▶ [STATED GOAL] Your task is to retype the lines from the opening of the material through the line that includes "minimum width=214, minimum". Do not copy the pictures.

▶ [DATA SECTION]
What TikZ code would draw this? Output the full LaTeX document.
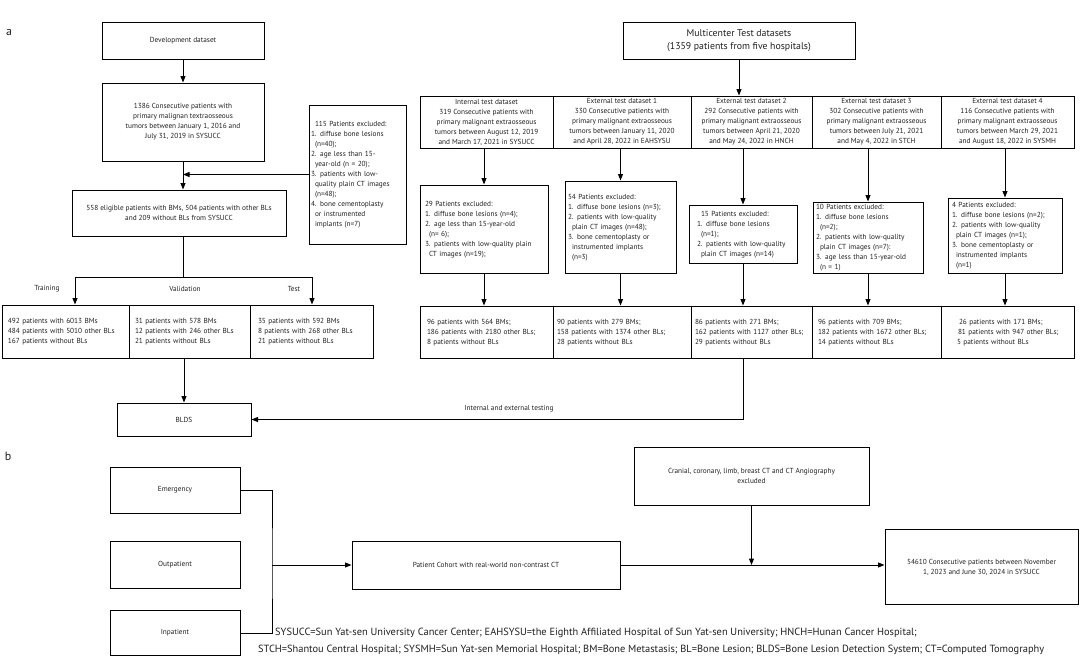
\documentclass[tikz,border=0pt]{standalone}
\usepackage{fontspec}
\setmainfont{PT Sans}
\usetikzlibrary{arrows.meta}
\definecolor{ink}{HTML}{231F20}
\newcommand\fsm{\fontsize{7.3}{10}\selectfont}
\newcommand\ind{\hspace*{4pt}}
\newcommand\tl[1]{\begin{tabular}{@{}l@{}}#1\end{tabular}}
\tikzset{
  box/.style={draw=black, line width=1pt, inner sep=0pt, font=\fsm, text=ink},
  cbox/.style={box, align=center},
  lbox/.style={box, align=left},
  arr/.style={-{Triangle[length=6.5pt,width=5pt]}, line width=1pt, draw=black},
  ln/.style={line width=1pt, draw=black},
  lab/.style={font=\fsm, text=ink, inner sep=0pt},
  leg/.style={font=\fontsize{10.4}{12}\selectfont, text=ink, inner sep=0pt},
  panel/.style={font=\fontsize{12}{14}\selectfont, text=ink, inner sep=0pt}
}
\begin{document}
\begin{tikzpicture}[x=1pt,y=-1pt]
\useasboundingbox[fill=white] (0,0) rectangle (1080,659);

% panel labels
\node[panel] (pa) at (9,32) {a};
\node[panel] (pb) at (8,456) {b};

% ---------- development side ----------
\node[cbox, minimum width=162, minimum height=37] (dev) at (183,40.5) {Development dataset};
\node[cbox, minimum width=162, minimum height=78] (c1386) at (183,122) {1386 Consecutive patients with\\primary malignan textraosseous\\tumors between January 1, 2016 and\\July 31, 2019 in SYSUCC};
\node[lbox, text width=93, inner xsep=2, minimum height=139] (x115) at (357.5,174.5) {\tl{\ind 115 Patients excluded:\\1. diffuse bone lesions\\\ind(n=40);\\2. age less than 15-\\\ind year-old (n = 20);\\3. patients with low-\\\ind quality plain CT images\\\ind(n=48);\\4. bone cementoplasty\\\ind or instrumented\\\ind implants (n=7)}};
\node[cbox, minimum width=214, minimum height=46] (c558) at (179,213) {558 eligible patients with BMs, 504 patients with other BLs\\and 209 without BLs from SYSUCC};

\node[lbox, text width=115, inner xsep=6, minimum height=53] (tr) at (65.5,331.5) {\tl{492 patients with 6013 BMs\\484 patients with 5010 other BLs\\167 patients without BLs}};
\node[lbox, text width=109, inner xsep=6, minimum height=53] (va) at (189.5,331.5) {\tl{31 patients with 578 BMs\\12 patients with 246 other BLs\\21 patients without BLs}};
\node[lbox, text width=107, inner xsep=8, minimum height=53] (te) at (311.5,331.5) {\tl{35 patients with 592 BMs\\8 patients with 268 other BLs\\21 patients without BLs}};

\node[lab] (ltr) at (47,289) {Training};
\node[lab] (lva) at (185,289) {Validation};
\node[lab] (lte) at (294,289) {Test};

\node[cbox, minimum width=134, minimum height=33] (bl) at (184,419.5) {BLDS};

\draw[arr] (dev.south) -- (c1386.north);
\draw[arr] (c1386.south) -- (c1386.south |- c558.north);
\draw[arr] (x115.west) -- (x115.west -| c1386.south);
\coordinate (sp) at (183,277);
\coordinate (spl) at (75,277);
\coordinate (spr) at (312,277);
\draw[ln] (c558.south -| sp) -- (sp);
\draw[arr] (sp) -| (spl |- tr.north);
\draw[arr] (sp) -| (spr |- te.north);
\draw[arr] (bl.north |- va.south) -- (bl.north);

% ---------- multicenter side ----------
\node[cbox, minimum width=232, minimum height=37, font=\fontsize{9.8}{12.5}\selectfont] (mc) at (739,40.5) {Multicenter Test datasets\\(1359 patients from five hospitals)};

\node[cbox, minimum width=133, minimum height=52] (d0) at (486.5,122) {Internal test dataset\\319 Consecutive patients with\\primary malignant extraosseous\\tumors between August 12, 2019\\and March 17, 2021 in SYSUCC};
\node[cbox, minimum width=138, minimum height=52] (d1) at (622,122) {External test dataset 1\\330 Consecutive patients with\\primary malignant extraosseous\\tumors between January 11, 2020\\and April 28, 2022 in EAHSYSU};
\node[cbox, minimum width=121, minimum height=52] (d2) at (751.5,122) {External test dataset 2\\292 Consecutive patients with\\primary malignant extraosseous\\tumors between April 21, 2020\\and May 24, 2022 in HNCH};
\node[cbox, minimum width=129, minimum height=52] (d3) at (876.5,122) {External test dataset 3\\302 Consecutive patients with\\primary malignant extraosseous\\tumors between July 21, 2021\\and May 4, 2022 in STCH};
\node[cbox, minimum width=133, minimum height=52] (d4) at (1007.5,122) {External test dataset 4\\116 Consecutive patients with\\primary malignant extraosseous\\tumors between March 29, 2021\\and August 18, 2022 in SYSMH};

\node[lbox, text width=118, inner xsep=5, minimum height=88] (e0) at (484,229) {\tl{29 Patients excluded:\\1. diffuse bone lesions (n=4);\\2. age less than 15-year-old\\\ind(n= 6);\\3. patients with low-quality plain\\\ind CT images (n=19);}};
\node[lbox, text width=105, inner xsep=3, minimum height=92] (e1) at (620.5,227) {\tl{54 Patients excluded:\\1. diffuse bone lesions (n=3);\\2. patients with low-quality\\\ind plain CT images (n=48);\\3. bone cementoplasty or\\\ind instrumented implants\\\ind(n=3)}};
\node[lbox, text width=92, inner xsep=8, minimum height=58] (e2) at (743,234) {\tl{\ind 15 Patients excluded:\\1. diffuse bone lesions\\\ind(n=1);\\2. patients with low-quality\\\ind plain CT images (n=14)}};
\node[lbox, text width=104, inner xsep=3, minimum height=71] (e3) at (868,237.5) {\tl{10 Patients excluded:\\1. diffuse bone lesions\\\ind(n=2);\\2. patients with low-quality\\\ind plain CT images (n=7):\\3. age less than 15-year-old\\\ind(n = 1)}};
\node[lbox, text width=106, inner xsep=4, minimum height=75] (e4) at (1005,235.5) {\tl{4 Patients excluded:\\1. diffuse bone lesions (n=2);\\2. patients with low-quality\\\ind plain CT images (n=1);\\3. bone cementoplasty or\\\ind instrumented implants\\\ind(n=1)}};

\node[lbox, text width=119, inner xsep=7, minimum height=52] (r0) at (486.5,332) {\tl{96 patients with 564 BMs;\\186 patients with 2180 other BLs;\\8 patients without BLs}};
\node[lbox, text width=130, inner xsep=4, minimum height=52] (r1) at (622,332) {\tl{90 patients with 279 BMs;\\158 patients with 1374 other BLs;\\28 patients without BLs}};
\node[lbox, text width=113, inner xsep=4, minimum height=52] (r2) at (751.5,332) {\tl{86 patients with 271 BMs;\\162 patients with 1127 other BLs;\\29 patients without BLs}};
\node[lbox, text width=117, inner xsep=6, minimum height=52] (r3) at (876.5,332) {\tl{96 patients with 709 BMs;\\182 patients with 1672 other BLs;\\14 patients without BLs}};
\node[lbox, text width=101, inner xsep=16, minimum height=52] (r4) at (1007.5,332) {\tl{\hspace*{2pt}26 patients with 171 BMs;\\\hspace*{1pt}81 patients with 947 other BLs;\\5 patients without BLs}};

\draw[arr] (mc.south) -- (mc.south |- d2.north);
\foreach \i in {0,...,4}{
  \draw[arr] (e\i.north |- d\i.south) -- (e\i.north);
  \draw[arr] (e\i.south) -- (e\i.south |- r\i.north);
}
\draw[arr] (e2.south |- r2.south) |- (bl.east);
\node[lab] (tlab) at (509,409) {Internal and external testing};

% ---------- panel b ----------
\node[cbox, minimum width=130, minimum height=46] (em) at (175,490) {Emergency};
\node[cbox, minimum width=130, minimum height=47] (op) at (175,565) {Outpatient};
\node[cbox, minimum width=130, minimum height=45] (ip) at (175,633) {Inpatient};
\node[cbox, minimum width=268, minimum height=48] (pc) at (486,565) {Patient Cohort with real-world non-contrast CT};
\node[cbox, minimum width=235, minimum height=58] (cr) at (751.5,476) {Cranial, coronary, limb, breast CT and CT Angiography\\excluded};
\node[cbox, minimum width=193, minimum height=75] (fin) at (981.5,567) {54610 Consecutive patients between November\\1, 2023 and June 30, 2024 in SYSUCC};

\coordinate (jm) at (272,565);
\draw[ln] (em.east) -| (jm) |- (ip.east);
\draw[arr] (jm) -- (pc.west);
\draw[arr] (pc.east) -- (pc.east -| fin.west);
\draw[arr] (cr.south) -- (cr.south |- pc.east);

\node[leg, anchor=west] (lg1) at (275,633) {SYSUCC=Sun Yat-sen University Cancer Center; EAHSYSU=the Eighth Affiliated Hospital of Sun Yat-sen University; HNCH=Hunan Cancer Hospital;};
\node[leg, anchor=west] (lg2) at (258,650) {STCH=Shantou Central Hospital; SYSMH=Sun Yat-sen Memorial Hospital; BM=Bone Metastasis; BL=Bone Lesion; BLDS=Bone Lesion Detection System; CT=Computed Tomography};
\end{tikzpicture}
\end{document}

▶ [CORRECT ANSWER]
What TikZ code would draw this? Output the full LaTeX document.
\documentclass[tikz,border=0pt]{standalone}
\usepackage{fontspec}
\setmainfont{PT Sans}
\usetikzlibrary{arrows.meta}
\definecolor{ink}{HTML}{231F20}
\newcommand\fsm{\fontsize{7.3}{10}\selectfont}
\newcommand\ind{\hspace*{4pt}}
\newcommand\tl[1]{\begin{tabular}{@{}l@{}}#1\end{tabular}}
\tikzset{
  box/.style={draw=black, line width=1pt, inner sep=0pt, font=\fsm, text=ink},
  cbox/.style={box, align=center},
  lbox/.style={box, align=left},
  arr/.style={-{Triangle[length=6.5pt,width=5pt]}, line width=1pt, draw=black},
  ln/.style={line width=1pt, draw=black},
  lab/.style={font=\fsm, text=ink, inner sep=0pt},
  leg/.style={font=\fontsize{10.4}{12}\selectfont, text=ink, inner sep=0pt},
  panel/.style={font=\fontsize{12}{14}\selectfont, text=ink, inner sep=0pt}
}
\begin{document}
\begin{tikzpicture}[x=1pt,y=-1pt]
\useasboundingbox[fill=white] (0,0) rectangle (1080,659);

% panel labels
\node[panel] (pa) at (9,32) {a};
\node[panel] (pb) at (8,456) {b};

% ---------- development side ----------
\node[cbox, minimum width=162, minimum height=37] (dev) at (183,40.5) {Development dataset};
\node[cbox, minimum width=162, minimum height=78] (c1386) at (183,122) {1386 Consecutive patients with\\primary malignan textraosseous\\tumors between January 1, 2016 and\\July 31, 2019 in SYSUCC};
\node[lbox, text width=93, inner xsep=2, minimum height=139] (x115) at (357.5,174.5) {\tl{\ind 115 Patients excluded:\\1. diffuse bone lesions\\\ind(n=40);\\2. age less than 15-\\\ind year-old (n = 20);\\3. patients with low-\\\ind quality plain CT images\\\ind(n=48);\\4. bone cementoplasty\\\ind or instrumented\\\ind implants (n=7)}};
\node[cbox, minimum width=214, minimum height=46] (c558) at (179,213) {558 eligible patients with BMs, 504 patients with other BLs\\and 209 without BLs from SYSUCC};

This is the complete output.